Certo che l’idea celata dietro questo “capolavoro” è unica, un’idea che solo Ian Anderson poteva proporre ovvero che tutta la canzone contenuta nel disco,  pur raccontando una storia, è una storia inventata come lo è il ragazzino di dodici anni, il protagonista del racconto, Bostock.

Ma se l’ntuito di Anderson si rivela sin da subito geniale,  la musica è una vera esplosione di generi; intrisa di barocco, folk, orchestrazioni, è lei a dare  il senso di quella originalità ed unicità che probabilmente la band cercava, peculiarità che nel tempo si dimostrerà essere uno di quei tasselli fondamentali di tutto il Progressive mondiale e del rock più in generale.

Sarà, ma opere come Palepoli dei nostrani Osanna, prenderanno forse esempio da questa produzione che sarà replicata più in là con il meno fortunato A Passion Play.

E’ strano però che in patria Thick As A Brick riceva critiche negative dalla stampa mentre in Europa e negli States l’album va così bene anche nelle vendite, ma soprattutto nelle recensioni e nelle critiche che lo proietteranno e lo faranno restare, per sempre,  tra i “classici” del rock.

La suite di Tick As A Brick è tessuta come una sorta di ragnatela di suoni dove gli strumenti la fanno da padrone; Andreson oltre al flauto, chitarra acustica, canto, suona anche violino, sassofono e tromba; Martin Barre si cimenta sia con la chitarra elettrica che con il liuto mentre, John Evan, è all’organo, piano ed arpa e Jeffrey Hammond Hammond è al basso per un delicato lavoro di ritmica insieme a Barriemore Barlow che alla sua batteria ha aggiunto timpani e percussioni varie.

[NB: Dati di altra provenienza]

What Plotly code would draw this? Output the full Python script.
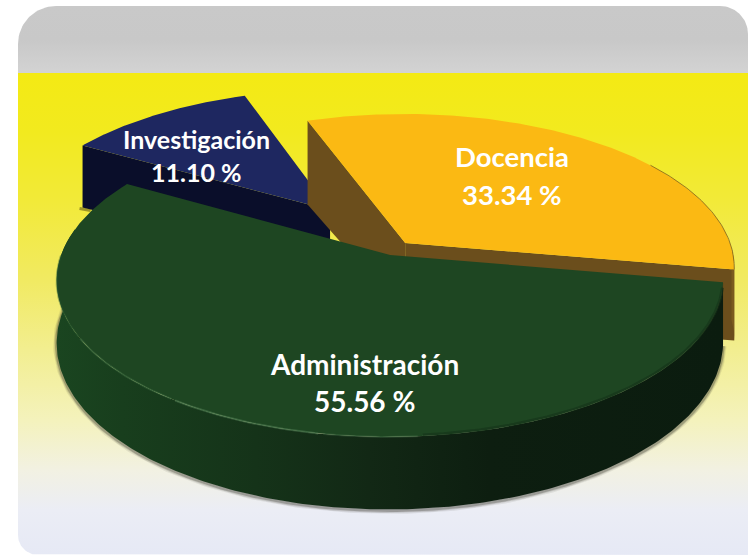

Ulteriore importanza al concept è data poi dal messaggio che la band, e Anderson in particolare, vogliono trasmettere; Thick As A Brick è un mezzo anche politico per criticare la qualità di quello che la moderna società occidentale impartisce ai giovani, una critica al concepimento di un’educazione che tende solo a trasmettere principi morali in grado di mantenere in vita il sistema sociale così come è, senza evoluzione dello stesso.

Ed è un fondamento epico, ma allo stesso tempo anche politico, quando in Thick As A Brick Anderson e la band intonano

“Il Poeta ed  il Pittore proiettano la loro ombra sull’acqua

mentre i raggi del sole giovano sulla fanteria che ritorna dal mare

Solo Colui che fa o Colui che pensa: non può restare nulla per l’altro

e intanto la luce che cala illumina il credo dei mercenari”

vale a dire che il passaggio qui, come accade in tutto il disco è, come al solito, allegorico; l’immagine dell’acqua (mare ed onde) è il simbolo di quelle nuove tendenze, delle mode e della cultura di una società che i “movimenti giovanili” non accettano.

A parte le metafore, in  Thick As A Brick  Anderson fa anche ricorso a nozioni storiche della Gran Bretagna. Per oltre mille anni i giovani sono stati usati per tutti i tipi di spedizioni militari: le varie guerre con la Francia, le spedizioni dell’era elisabettiana, la colonizzazione, la Prima e la Seconda Guerra Mondiale etc. Tutto questo ha causato anche gravi problemi economici ed uno sociale in particolare che non può essere trascurato: la reintegrazione nella società della “fanteria che torna dal mare” ( i giovani).

Ed è questa posizione che indurrà poi la band con altri album quali Songs from the Wood ed Heavy Horses a dipingere la vita campestre con una saggezza musicale semplice ed armoniosa, una saggezza che si tocca e si percepisce con non accade spesso, insomma, quasi un allontanamento dal “politico” messaggio di Thick As A Brick.

A parte tutto però, ciò che rende questo disco un capolavoro, sono un Anderson ed una band, i Jethro Tull, politici e non solo, allegorici ed unici nella loro produzione forse più bella, dopo quella di Aqualung alla quale, comunque, restiamo molto legati per l’evoluzione storica che rappresenta per la band. Poche band hanno saputo rendere quanto hanno fatto i JT, lo dimostra il fatto che nonostante gli anni questo Thick As A Brick resta ancora un disco fresco e….giovane.